Is it possible to return a list of unused firewall addresses in the cli?
This is directly related to the Ref column in the GUI. However the ref column can not be sorted or filtered.
So the question might be if the ref count can be seen in the cli somehow?
I am aware of diag sys checkused, but the opposite is required here.
It would be possible to write a script to do this but obviously if the functionality exists already that would be better.
Backstory, firmware is 4.3 and we've hit the address table limit. Our immediate need is to free some addresses prior to a firmware upgrade.
Solved!
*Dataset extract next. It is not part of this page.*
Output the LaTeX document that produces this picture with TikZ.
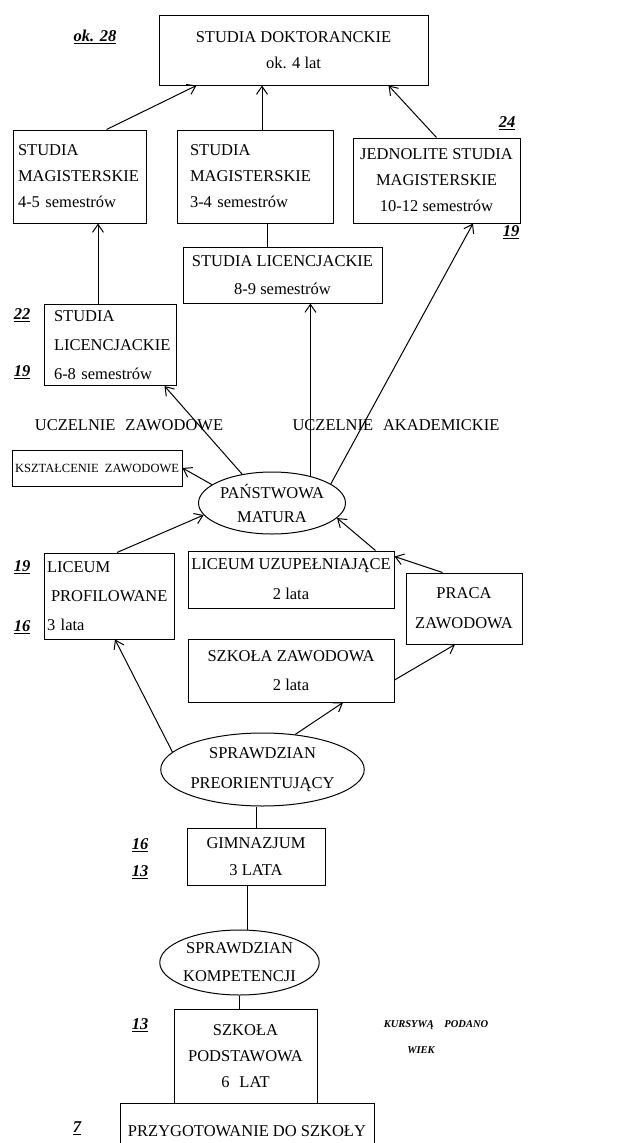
\documentclass[tikz,border=0pt]{standalone}
\usepackage{fontspec}
\setmainfont{Liberation Serif}
\usetikzlibrary{shapes.geometric,calc,arrows.meta}

\tikzset{
  box/.style={draw, line width=1pt, rectangle, inner sep=0pt, align=center,
    font=\fontsize{16.5}{26}\selectfont},
  oval/.style={draw, line width=1pt, ellipse, inner sep=0pt, align=center,
    font=\fontsize{16.5}{26}\selectfont},
  age/.style={font=\fontsize{16.5}{18}\selectfont\bfseries\itshape},
  link/.style={line width=1pt},
  arr/.style={->, line width=1pt},
}

\begin{document}
\begin{tikzpicture}[x=1pt, y=-1pt, >={Straight Barb[length=8pt,width=11pt]}]
        \useasboundingbox (0,0) rectangle (634,1143);
        \clip (0,0) rectangle (634,1143);

        % Draw the university level
        \node[box, minimum width=269pt, minimum height=70pt] (dokt) at (293.5,50)
            {STUDIA DOKTORANCKIE\\ok. 4 lat};
        \node[box, minimum width=133pt, minimum height=93pt, text width=123pt, align=left] (mag1) at (79.5,176.5)
            {STUDIA\\MAGISTERSKIE\\4-5 semestrów};
        \node[box, minimum width=156pt, minimum height=93pt, text width=130pt, align=left] (mag2) at (255,176.5)
            {STUDIA\\MAGISTERSKIE\\3-4 semestrów};
        \node[box, minimum width=167pt, minimum height=85pt] (jedn) at (436.5,180.5)
            {JEDNOLITE STUDIA\\MAGISTERSKIE\\10-12 semestrów};
        \node[box, minimum width=199pt, minimum height=56pt, font=\fontsize{16.5}{28}\selectfont] (lic2) at (282.5,275)
            {STUDIA LICENCJACKIE\\8-9 semestrów};
        \node[box, minimum width=132pt, minimum height=81pt, text width=112pt, align=left,
              font=\fontsize{16.5}{29}\selectfont] (lic1) at (110,345)
            {STUDIA\\LICENCJACKIE\\6-8 semestrów};

        % Draw the labels of the universities
        \node (zaw) at (129,425) {\fontsize{16.5}{18}\selectfont UCZELNIE\hspace{0.6em}ZAWODOWE};
        \node (akad) at (396,425) {\fontsize{16.5}{18}\selectfont UCZELNIE\hspace{0.6em}AKADEMICKIE};
        \node[box, minimum width=170pt, minimum height=36pt, font=\fontsize{12.5}{14}\selectfont] (ksz) at (97,468)
            {KSZTAŁCENIE\hspace{0.5em}ZAWODOWE};

        % Draw the exam after the secondary school
        \node[oval, minimum width=144pt, minimum height=62pt, font=\fontsize{16.5}{24}\selectfont] (matura) at (272,503)
            {PAŃSTWOWA\\MATURA};

        % Draw the secondary schools
        \node[box, minimum width=130pt, minimum height=86pt, text width=124pt, align=left,
              font=\fontsize{16.5}{29}\selectfont] (lp) at (109,596)
            {LICEUM\\\hspace*{4pt}\mbox{PROFILOWANE}\\3 lata};
        \node[box, minimum width=206pt, minimum height=57pt, font=\fontsize{16.5}{30}\selectfont] (lu) at (291,579.5)
            {LICEUM UZUPEŁNIAJĄCE\\2 lata};
        \node[box, minimum width=116pt, minimum height=71pt, font=\fontsize{16.5}{30}\selectfont] (pz) at (464,608.5)
            {PRACA\\ZAWODOWA};
        \node[box, minimum width=206pt, minimum height=63pt, font=\fontsize{16.5}{29}\selectfont] (sz) at (291,670.5)
            {SZKOŁA ZAWODOWA\\2 lata};

        % Draw the lower levels
        \node[oval, minimum width=187pt, minimum height=73pt, font=\fontsize{16.5}{30}\selectfont] (sp) at (262.5,769.5)
            {SPRAWDZIAN\\PREORIENTUJĄCY};
        \node[box, minimum width=138pt, minimum height=57pt, font=\fontsize{16.5}{27}\selectfont] (gim) at (256,856.5)
            {GIMNAZJUM\\3 LATA};
        \node[oval, minimum width=153pt, minimum height=65pt, font=\fontsize{16.5}{28}\selectfont] (sk) at (239.5,962.5)
            {SPRAWDZIAN\\KOMPETENCJI};
        \node[box, minimum width=143pt, minimum height=94pt] (spodst) at (245.5,1056)
            {SZKOŁA\\PODSTAWOWA\\6\hspace{0.6em}LAT\hspace{1.2em}};
        \node[box, minimum width=254pt, minimum height=57pt] (przyg) at (247,1131.5)
            {PRZYGOTOWANIE DO SZKOŁY};

        % Draw the arrows between the levels
        \draw[arr] ($(mag1.north)+(27,0)$) -- ($(dokt.south west)+(38,0)$);
        \draw[arr] ($(mag2.north)+(7,0)$) coordinate (m2t) -- (m2t |- dokt.south);
        \draw[arr] (jedn.north) -- ($(dokt.south east)+(-40,0)$);
        \draw[link] ($(mag2.south)+(12,0)$) coordinate (m2b) -- (m2b |- lic2.north);
        \draw[arr] ($(lic1.north)+(-12,0)$) coordinate (l1t) -- (l1t |- mag1.south);
        \draw[arr] (matura.136) -- ($(lic1.south east)+(-12,0)$);
        \draw[arr] (matura.35) -- (matura.35 |- lic2.south);
        \draw[arr] (matura.18) -- ($(jedn.south)+(36.5,0)$);
        \draw[arr] (matura.163) -- (ksz.east);
        \draw[arr] ($(lp.north)+(8,0)$) -- (matura.190);
        \draw[arr] ($(lu.north east)+(-19,0)$) -- (matura.347);
        \draw[arr] ($(pz.north west)+(37,0)$) -- ($(lu.north east)+(0,6)$);
        \draw[arr] ($(sz.east)+(0,9.5)$) -- ($(pz.south)+(-9,0)$);
        \draw[arr] (sp.47) -- ($(sz.south)+(52,0)$);
        \draw[arr] (sp.169) -- ($(lp.south)+(6,0)$);
        \draw[link] (sp.south -| gim.north) -- (gim.north);
        \draw[link] ($(gim.south)+(-9,0)$) coordinate (gb) -- (gb |- sk.north);
        \draw[link] (sk.south) -- (sk.south |- spodst.north);

        % Draw the ages
        \node[age] (a28) at (95,37) {\underline{ok. 28}};
        \node[age] (a24) at (507,123) {\underline{24}};
        \node[age] (a19a) at (511,232) {\underline{19}};
        \node[age] (a22) at (22,315) {\underline{22}};
        \node[age] (a19b) at (22,372) {\underline{19}};
        \node[age] (a19c) at (22,567) {\underline{19}};
        \node[age] (a16a) at (22,627) {\underline{16}};
        \node[age] (a16b) at (140,845) {\underline{16}};
        \node[age] (a13a) at (140,872) {\underline{13}};
        \node[age] (a13b) at (140,1025) {\underline{13}};
        \node[age] (a7) at (77,1128) {\underline{7}};

        % Draw the note
        \node[font=\fontsize{10.5}{12}\selectfont\bfseries\itshape] (note) at (436,1025) {KURSYWĄ\hspace{1em}PODANO};
        \node[font=\fontsize{10.5}{12}\selectfont\bfseries\itshape] (wiek) at (421,1050) {WIEK};

    \end{tikzpicture}
\end{document}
Go to Solution.
It shouldn't be that hard, take the above earlier example & direct it to a file.
Police it and then use a find/replace and append the "diag sys checkused firewall.address.name " to each line
e.g
echo -e "config vdom\n edit root\n show firewall address | grep edit " | ssh 11.1.1.6 | awk '{ print $2 }' > file
vi the file and add the diag sys checkused and the grep statement you want.
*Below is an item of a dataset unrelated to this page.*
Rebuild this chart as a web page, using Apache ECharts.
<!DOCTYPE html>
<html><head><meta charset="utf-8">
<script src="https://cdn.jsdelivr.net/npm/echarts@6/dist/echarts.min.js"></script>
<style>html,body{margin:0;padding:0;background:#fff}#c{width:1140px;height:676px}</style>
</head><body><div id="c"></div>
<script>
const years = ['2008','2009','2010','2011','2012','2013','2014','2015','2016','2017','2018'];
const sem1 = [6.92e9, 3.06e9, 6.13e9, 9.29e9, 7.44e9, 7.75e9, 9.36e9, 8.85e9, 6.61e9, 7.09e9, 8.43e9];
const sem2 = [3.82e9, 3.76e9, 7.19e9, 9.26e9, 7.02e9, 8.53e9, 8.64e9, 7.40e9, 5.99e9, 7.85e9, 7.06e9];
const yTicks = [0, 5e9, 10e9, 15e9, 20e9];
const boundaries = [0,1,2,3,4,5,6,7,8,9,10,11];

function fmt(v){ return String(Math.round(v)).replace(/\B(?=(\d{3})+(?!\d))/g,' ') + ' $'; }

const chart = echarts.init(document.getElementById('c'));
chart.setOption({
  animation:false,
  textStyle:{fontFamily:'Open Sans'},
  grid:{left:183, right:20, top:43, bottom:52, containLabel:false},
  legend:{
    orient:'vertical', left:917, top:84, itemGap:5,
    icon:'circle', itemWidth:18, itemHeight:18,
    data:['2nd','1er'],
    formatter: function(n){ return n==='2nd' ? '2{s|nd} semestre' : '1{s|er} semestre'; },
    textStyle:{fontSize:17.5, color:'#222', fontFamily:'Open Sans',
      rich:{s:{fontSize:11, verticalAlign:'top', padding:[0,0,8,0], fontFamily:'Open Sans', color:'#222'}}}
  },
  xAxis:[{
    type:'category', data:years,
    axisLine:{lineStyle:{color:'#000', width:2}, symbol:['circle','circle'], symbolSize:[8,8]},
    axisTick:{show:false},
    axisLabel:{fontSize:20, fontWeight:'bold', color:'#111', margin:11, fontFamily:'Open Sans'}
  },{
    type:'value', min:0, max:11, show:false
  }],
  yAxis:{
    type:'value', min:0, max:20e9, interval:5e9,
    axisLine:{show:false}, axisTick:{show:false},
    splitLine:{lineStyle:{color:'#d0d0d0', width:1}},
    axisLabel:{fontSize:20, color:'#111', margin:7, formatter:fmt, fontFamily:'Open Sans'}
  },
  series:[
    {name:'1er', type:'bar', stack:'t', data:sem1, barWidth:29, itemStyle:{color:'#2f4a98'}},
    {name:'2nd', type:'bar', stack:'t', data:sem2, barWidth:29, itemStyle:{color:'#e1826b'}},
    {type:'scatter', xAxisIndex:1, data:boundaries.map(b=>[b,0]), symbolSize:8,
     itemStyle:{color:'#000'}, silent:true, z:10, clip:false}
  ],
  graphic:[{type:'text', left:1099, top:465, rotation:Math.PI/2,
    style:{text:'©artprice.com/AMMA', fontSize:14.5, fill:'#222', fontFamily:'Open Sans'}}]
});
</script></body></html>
Now build a bulk script and run that back thru a ssh sesson
for A in ` cat file ` ;
do echo "diag sys checkused firewall.address.name $A ";
done
Your file would look like this ( example ) before we apply the pipe and grep strings
diag sys checkused firewall.address.name "10.11.1.22" diag sys checkused firewall.address.name "10.11.1.23" diag sys checkused firewall.address.name "10.11.1.24" diag sys checkused firewall.address.name "10.11.1.25" diag sys checkused firewall.address.name "10.11.1.26" diag sys checkused firewall.address.name "10.11.1.27" diag sys checkused firewall.address.name "10.11.1.28" diag sys checkused firewall.address.name "10.11.1.29" diag sys checkused firewall.address.name "10.11.1.30" diag sys checkused firewall.address.name "10.11.1.41" diag sys checkused firewall.address.name "10.11.1.42" diag sys checkused firewall.address.name "10.11.1.46" diag sys checkused firewall.address.name "10.11.1.47" diag sys checkused firewall.address.name "10.11.1.48" diag sys checkused firewall.address.name "10.11.1.49" diag sys checkused firewall.address.name "10.11.1.50" diag sys checkused firewall.address.name "10.11.1.51" diag sys checkused firewall.address.name "10.11.1.52" diag sys checkused firewall.address.name "10.11.1.53"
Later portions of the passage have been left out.